One of the potential upgrades that we had in mind for Rode Trip was an Automatic Identification System (AIS). AIS is a relatively new system that the Coast Guard requires for commercial traffic. It integrates a ship's GPS and VHF radio and transmits their name, position, direction of travel and current speed. The system also allows the ships to see other ships that are transmitting, hopefully preventing tanker/freighter collisions. These systems are really slick but come with a rather hefty price tag, both in initial cost and power consumption. To buy a full AIS system would have cost a minimum of $800. Many recreational boats buy a unit that can receive the commercial traffic signals, but doesn't transmit. We had our eye on one of these that would integrate with our laptop, which came in at a more manageable $300.

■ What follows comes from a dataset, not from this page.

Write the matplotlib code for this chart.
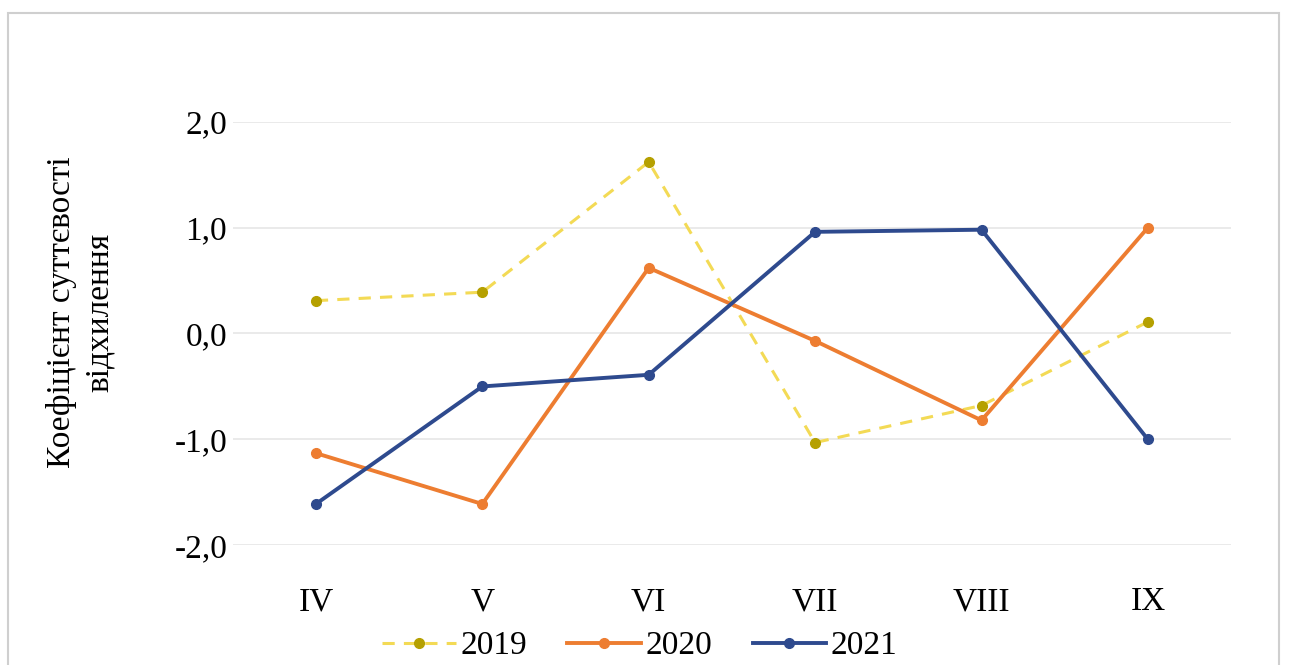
import matplotlib
matplotlib.use("Agg")
import matplotlib.pyplot as plt
from matplotlib.patches import Rectangle

months = ["IV", "V", "VI", "VII", "VIII", "IX"]
years = ["2019", "2020", "2021"]
vals_2019 = [0.31, 0.39, 1.62, -1.03, -0.68, 0.11]
vals_2020 = [-1.13, -1.61, 0.62, -0.07, -0.82, 1.00]
vals_2021 = [-1.61, -0.50, -0.39, 0.96, 0.98, -1.00]
yticks = [-2.0, -1.0, 0.0, 1.0, 2.0]

plt.rcParams["font.family"] = ["Liberation Serif", "DejaVu Serif"]

fig = plt.figure(figsize=(13, 6.65), dpi=100)
ax = fig.add_axes([0.179, 0.180, 0.768, 0.637])

x = range(len(months))
ax.plot(x, vals_2019, color="#F3DA55", ls=(0, (4, 3)), lw=2.2,
        marker="o", ms=7, mfc="#B5A000", mec="#B5A000", label=years[0])
ax.plot(x, vals_2020, color="#ED7D31", lw=2.8,
        marker="o", ms=7, label=years[1])
ax.plot(x, vals_2021, color="#2E4A8E", lw=2.8,
        marker="o", ms=7, label=years[2])

ax.set_xlim(-0.5, len(months) - 0.5)
ax.set_ylim(-2.0, 2.0)
ax.set_xticks(list(x))
ax.set_xticklabels(months, fontsize=24)
ax.set_yticks(yticks)
ax.set_yticklabels([f"{v:.1f}".replace(".", ",") for v in yticks], fontsize=24)
ax.tick_params(axis="y", length=0, pad=4)
ax.tick_params(axis="x", length=0, pad=30)
ax.grid(axis="y", color="#E6E6E6", lw=1.2)
ax.set_axisbelow(True)
for s in ax.spines.values():
    s.set_visible(False)

ax.set_ylabel("Коефіцієнт суттєвості\nвідхилення", fontsize=24, linespacing=1.3)
ax.yaxis.set_label_coords(-0.118, 0.55)

ax.legend(loc="center", bbox_to_anchor=(0.408, -0.238), ncol=3, frameon=False,
          fontsize=24, handlelength=2.2, handletextpad=0.15, columnspacing=1.2)

fig.patches.append(Rectangle((0.006, -0.1), 0.978, 1.08, transform=fig.transFigure,
                             fill=False, ec="#CFCFCF", lw=1.5))

fig.savefig("out.png", dpi=100)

A couple of weeks ago for some reason I was thinking about a conversation that I had a couple of years ago with my friend Paul about software defined radios. I remember that he had been looking into these nifty little devices and receiving radio stations on his computer. A brainstorm hit me, the VHF signals are being broadcast by the big ships, I wonder if I could use a software defined radio to receive the signals. A quick search on the internet showed me that I wasn't the first one to think of this clever idea. In fact there is an entire blog dedicated to software defined radios with a very detailed post on building an software defined radio - AIS
. Even better it uses all freely available software.

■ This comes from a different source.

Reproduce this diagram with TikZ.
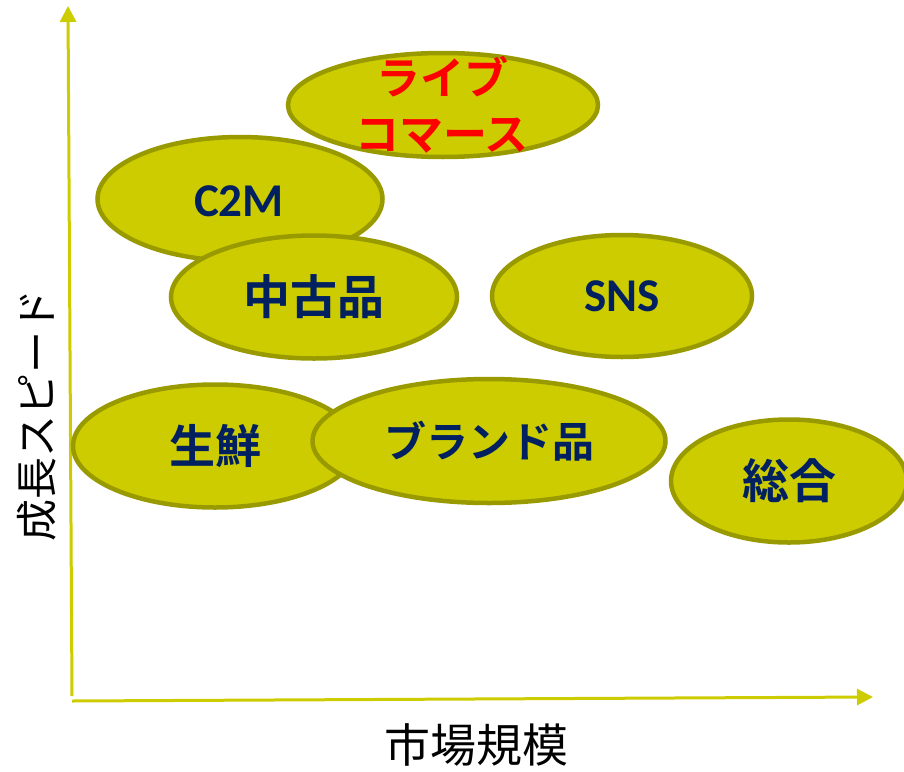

There were only two pieces of hardware that I needed to purchase the SDR "dongle"
and an adapter
to connect it to our VHF antenna. I already had a PL-259 "T" fitting to allow the computer to share the mast top antenna with Rode Trip's VHF. The grand total for doing the project this way was $28!

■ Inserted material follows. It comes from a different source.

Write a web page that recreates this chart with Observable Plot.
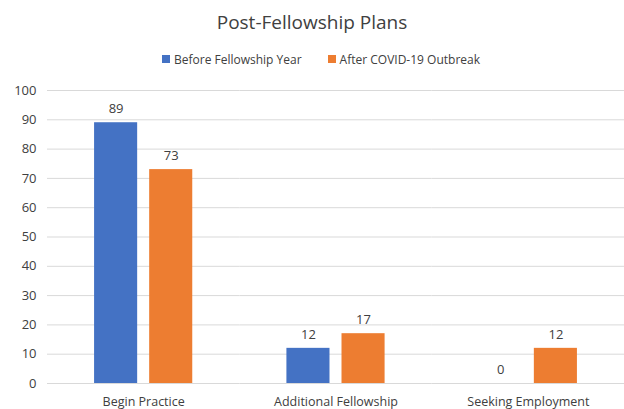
<!DOCTYPE html>
<html>
<head>
<meta charset="utf-8">
<script src="https://cdn.jsdelivr.net/npm/d3@7"></script>
<script src="https://cdn.jsdelivr.net/npm/@observablehq/plot@0.6"></script>
<style>
  html, body { margin: 0; padding: 0; background: #fff; }
  body { width: 624px; height: 409px; overflow: hidden; font-family: "Open Sans", "Liberation Sans", sans-serif; color: #595959; }
  #title { height: 44px; line-height: 44px; text-align: center; font-size: 19px; color: #404040; }
  #legend { height: 30px; display: flex; justify-content: center; align-items: center; font-size: 12px; color: #404040; gap: 26px; margin-left: 18px; }
  #legend span.sw { display: inline-block; width: 8px; height: 8px; margin-right: 4px; vertical-align: middle; position: relative; top: -1px; }
  #chart svg { display: block; }
</style>
</head>
<body>
<div id="title">Post-Fellowship Plans</div>
<div id="legend"></div>
<div id="chart"></div>
<script>
const categories = ["Begin Practice", "Additional Fellowship", "Seeking Employment"];
const seriesNames = ["Before Fellowship Year", "After COVID-19 Outbreak"];
const beforeValues = [89, 12, 0];
const afterValues = [73, 17, 12];
const seriesColors = ["#4472C4", "#ED7D31"];
const yTicks = [0, 10, 20, 30, 40, 50, 60, 70, 80, 90, 100];

const data = [];
categories.forEach((c, i) => {
  data.push({category: c, series: seriesNames[0], value: beforeValues[i]});
  data.push({category: c, series: seriesNames[1], value: afterValues[i]});
});

const legend = document.getElementById("legend");
seriesNames.forEach((s, i) => {
  const item = document.createElement("div");
  item.innerHTML = `<span class="sw" style="background:${seriesColors[i]}"></span>${s}`;
  legend.appendChild(item);
});

const chart = Plot.plot({
  width: 624,
  height: 335,
  marginLeft: 47,
  marginRight: 0,
  marginTop: 16,
  marginBottom: 26,
  style: {fontFamily: "'Open Sans', 'Liberation Sans', sans-serif", fontSize: "12px", color: "#404040", background: "white"},
  fx: {domain: categories, padding: 0, label: null, axis: null, round: false},
  x: {domain: seriesNames, axis: null, paddingInner: 0.218, paddingOuter: 0.8545, round: false},
  y: {domain: [0, 100], ticks: yTicks, label: null, axis: null},
  color: {domain: seriesNames, range: seriesColors},
  marks: [
    Plot.gridY(yTicks, {stroke: "#d9d9d9", strokeOpacity: 1, strokeWidth: 1}),
    Plot.axisY(yTicks, {tickSize: 0, tickPadding: 11, fontSize: 13, label: null}),
    Plot.barY(data, {fx: "category", x: "series", y: "value", fill: "series"}),
    Plot.text(data, {fx: "category", x: "series", y: "value", text: d => String(d.value), dy: -14, fontSize: 13, fill: "#404040"}),
    Plot.axisFx({anchor: "bottom", tickSize: 0, tickPadding: 14, fontSize: 12.5, label: null})
  ]
});
document.getElementById("chart").appendChild(chart);
</script>
</body>
</html>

After following the detailed instructions in the link above and connecting the VHF antenna to the laptop I had AIS targets on the laptop! You can see in this picture Rode Trip (the red boat) and two other ships (green triangles) that are at a nearby marina. In addition you can see the two ships names listed on the right side of the picture.
We are looking forward to using this on our future passages. It will be nice if we need to hail any commercial traffic to be able to hail them by name rather than by Lat/Lon coordinates.